• **PROVIDED DATA**
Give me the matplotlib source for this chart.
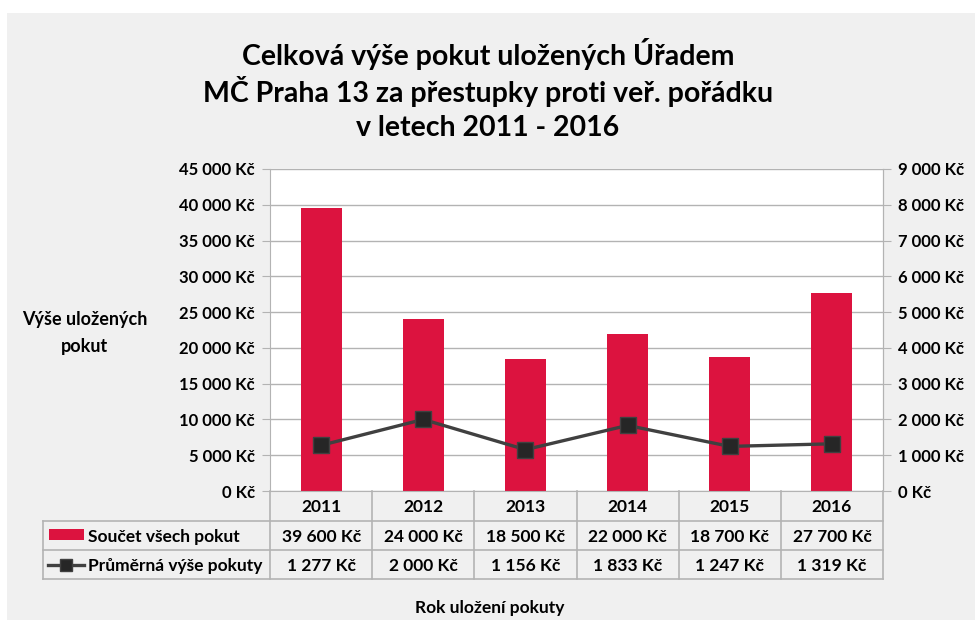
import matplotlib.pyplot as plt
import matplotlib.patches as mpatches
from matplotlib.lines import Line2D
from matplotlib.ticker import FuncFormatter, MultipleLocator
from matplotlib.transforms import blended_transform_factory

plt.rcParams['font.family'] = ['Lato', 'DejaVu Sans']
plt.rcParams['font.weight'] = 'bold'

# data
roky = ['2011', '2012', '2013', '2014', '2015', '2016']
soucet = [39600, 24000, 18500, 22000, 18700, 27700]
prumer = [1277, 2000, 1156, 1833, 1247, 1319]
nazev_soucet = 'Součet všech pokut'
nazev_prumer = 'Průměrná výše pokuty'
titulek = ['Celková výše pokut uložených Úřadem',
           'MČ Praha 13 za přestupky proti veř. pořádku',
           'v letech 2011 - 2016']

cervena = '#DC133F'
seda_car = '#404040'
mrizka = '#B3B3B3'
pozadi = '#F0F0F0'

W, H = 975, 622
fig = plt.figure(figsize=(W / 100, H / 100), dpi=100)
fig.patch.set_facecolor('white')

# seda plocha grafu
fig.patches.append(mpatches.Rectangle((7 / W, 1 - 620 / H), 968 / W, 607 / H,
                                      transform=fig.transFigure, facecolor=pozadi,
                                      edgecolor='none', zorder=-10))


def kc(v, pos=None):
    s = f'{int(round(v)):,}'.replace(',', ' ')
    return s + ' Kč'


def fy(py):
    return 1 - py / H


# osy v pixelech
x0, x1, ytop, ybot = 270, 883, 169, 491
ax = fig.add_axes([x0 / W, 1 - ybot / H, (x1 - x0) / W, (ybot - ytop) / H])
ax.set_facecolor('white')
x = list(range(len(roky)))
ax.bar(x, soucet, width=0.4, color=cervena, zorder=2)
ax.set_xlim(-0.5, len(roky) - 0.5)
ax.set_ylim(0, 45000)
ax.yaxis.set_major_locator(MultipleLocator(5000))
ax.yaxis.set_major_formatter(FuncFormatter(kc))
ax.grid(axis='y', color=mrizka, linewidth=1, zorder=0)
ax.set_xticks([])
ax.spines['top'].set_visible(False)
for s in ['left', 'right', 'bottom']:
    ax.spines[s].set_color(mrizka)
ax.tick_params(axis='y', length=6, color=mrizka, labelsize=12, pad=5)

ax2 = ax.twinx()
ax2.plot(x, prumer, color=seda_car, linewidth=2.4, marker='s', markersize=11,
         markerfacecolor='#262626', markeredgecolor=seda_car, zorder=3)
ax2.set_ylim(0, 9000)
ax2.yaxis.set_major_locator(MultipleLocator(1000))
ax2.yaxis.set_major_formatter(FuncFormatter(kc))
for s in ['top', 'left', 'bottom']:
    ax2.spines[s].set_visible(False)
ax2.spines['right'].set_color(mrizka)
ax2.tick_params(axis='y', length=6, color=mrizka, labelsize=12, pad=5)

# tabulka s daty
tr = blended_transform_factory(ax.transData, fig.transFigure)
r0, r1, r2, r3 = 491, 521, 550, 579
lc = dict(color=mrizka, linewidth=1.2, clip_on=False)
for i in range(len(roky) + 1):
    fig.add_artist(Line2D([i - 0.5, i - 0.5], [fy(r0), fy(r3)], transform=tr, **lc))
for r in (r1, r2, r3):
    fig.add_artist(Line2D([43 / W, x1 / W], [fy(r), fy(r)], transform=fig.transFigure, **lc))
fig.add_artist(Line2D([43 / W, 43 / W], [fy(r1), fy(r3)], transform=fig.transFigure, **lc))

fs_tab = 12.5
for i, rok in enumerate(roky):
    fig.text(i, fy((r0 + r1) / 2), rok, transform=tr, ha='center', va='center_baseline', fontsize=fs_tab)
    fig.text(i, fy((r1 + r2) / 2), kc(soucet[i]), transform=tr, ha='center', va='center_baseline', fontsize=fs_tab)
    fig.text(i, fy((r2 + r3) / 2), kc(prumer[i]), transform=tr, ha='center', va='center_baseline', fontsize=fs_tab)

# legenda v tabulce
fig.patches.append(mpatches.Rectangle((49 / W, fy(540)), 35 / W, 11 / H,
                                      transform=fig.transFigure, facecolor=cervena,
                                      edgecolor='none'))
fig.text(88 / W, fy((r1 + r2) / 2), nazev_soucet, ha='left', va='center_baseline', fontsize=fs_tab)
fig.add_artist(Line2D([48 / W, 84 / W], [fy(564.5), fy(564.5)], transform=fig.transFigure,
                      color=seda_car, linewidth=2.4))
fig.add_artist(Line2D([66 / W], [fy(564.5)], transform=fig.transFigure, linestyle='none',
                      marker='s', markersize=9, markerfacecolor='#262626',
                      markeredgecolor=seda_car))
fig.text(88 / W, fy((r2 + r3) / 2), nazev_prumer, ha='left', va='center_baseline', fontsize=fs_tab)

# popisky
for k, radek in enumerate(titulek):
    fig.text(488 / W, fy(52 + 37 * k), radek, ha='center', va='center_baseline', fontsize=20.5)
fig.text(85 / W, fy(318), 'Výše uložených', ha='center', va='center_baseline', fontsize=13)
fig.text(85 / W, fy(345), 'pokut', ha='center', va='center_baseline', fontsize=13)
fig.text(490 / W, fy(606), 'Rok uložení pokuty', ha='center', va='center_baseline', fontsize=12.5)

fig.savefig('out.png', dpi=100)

• **YOUR GOAL**
Begin at the first line of the data above and repeat each line exactly, stopping after the line containing "from matplotlib.transforms import". Omit the pictures.

• **REPLY TO THE TASK**
Give me the matplotlib source for this chart.
import matplotlib.pyplot as plt
import matplotlib.patches as mpatches
from matplotlib.lines import Line2D
from matplotlib.ticker import FuncFormatter, MultipleLocator
from matplotlib.transforms import blended_transform_factory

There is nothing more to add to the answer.